West Indies cricket captain Chris Gayle recently suggested that Test cricket as we know it may soon wither away and he for one would not be saddened if that did happen. His remarks immediately triggered off a storm especially among the West Indian greats like Gary Sobers and Vivian Richards who brought glory to their teams and to the game itself. Though Gayle has softened his stand, it is clear that he — and many others like him — see a greater future for themselves in the Twenty 20 format which is short, snappy and much more rewarding financially than the five day Test match.

Something similar is happening in Indian politics. The day and age of the single largest party that wins elections across the land and rules for five years is now past. We are now firmly in the era of coalitions, when the so-called national parties barely reach the half of the halfway mark in Parliament and then have to rely on a motley band of smaller outfits to make up the numbers. Two such coalitions — the UPA and the NDA — did last the full five year term, but many other similar formations came and went within months.

Coalitions are not a new phenomenon in India. The Janata Party of 1977 was a kind of coalition of disparate parties united only in their antipathy and opposition to Indira Gandhi’s Congress. Many political outfits, ranging from the right-wing Jan Sangh to the socialist groupings to Congress breakaways merged their parties into the Janata Party, but it remained an uneasy coexistence for all. Soon enough the Janata government fell under the weight of its own contradictions and the ambitious Charan Singh, encouraged by the tacit promise of Congress support formed the government with just 64 MPs. Singh will go down in history as the only prime minister who never faced the Lok Sabha.

Since then, every decade or so we have seen minority coalitions — the so-called anti-Congress, anti-BJP fronts — come to power, struggle to keep up the pretence and collapse only to be replaced by something even more inherently unstable. In 1989, VP Singh managed just 11 months as prime minister; his successor Chandra Sekhar lasted only eight months. Though PV Narasimha Rao ran a minority government, he completed the whole term till 1996, but the next two, HD Deve Gowda and IK Gujral between them could not even finish two years.

All these fronts had one thing in common — the two larger parties stayed out of the government and gave only outside support. The NDA, headed by the BJP and the UPA with the Congress at the core were also coalitions but these lasted the course. Clearly therefore, the Third Front fantasy is untenable. Yet during the last few months we have seen persistent efforts to create that mythical front and make it work. Now, with hours to go before the final results will be available, there are still those who hold on to the dream of just such a non-Congress, non-BJP coalition and still many leaders who want to become prime minister of just such a precarious coalition.

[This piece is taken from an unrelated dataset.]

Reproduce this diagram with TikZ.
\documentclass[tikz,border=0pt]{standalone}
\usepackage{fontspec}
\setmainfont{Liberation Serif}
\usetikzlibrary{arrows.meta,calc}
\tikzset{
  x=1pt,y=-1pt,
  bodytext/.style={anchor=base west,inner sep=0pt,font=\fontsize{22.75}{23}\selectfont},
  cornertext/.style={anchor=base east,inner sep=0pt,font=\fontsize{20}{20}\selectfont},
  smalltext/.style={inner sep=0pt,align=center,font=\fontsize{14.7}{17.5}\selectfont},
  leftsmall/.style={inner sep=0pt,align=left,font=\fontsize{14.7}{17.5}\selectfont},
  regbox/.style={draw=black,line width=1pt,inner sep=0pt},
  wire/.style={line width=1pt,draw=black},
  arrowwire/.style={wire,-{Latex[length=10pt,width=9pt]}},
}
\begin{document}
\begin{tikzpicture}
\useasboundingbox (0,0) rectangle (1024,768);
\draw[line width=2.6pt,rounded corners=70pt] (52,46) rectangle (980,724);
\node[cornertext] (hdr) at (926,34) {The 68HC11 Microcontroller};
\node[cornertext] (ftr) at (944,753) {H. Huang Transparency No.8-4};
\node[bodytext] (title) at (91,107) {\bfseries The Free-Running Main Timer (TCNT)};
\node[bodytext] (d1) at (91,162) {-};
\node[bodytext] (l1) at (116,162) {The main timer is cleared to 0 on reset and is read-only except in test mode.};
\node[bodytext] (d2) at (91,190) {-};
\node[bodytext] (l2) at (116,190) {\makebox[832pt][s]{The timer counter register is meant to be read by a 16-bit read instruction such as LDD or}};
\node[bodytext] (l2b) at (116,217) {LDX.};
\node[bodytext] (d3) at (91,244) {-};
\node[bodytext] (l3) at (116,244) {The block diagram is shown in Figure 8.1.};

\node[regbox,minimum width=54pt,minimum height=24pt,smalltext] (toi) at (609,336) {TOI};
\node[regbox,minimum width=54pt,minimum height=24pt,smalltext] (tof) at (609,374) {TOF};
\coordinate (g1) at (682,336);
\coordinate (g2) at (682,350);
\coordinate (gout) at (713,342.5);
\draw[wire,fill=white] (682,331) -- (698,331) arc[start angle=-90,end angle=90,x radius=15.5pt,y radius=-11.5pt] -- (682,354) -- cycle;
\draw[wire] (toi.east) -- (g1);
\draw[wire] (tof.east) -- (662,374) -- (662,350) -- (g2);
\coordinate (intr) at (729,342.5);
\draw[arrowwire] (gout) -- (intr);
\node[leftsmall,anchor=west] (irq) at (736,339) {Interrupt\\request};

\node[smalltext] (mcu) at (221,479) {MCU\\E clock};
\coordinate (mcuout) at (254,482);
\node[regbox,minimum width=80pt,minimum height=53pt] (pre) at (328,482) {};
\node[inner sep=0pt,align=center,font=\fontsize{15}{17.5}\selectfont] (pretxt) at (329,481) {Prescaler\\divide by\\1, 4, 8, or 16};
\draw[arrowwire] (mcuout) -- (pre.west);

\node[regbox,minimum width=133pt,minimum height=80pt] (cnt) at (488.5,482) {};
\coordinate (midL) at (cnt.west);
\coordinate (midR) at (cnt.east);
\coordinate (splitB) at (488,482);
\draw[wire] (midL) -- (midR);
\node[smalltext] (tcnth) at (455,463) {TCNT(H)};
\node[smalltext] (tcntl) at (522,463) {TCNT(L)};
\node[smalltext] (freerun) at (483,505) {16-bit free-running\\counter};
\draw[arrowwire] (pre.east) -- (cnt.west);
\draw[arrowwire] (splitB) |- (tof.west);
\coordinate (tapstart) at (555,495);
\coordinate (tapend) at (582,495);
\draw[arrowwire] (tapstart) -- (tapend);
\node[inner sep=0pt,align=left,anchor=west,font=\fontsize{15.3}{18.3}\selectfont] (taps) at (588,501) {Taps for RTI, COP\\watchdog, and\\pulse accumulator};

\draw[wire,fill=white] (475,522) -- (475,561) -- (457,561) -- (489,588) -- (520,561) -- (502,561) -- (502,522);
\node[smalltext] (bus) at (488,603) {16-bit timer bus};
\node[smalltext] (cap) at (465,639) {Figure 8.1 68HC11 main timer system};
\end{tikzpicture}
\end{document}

But the Third Front is a dying idea, if not already dead and it is the members of the front itself who are responsible for its demise. Each and every component who, till the other day, was breathing fire and declaring his (and her) full faith in the front is talking — and not clandestinely either — to one or both the national parties.

They have a list of demands for power and pelf; the big party that fulfils those demands will get the support. Take the much-heralded Nitish Kumar, for example. He runs his government in Bihar with the help of the BJP and for all his bluster about Narendra Modi was in full solidarity with him in Ludhiana last week. Could Nitish go with the Congress?

Improbable at the moment, but not impossible. Would he join the Third Front if thatdoes take off? Perhaps. He just wants special status for Bihar and Rs1000 crore for the state. The same applies to Naveen Patnaik and for that matter to Sharad Pawar and Jayalalithaa, all of whom are supposed to be engaged to someone else but are flirting with the bigger suitors. As for Mayawati, she has but one demand — make me prime minister. Political promiscuity of this magnitude has rarely been seen in India before.

All of them have realised that they need the bigger parties if they want to be part of a five year term. In short, the Test match. But such is their eagerness, that they might consider the shorter versions too. At this stage all options are open. The shorter governments have a built in recipe for instability, but power is a great motivator. The numbers will finally decide and for a stable government, one or the other big party has to cross the 180 or at least the 180 seat mark and become the core of the next government. Otherwise we will be doomed to yet another T20 or at best a one year international, which may be lucrative but is ultimately not the real game.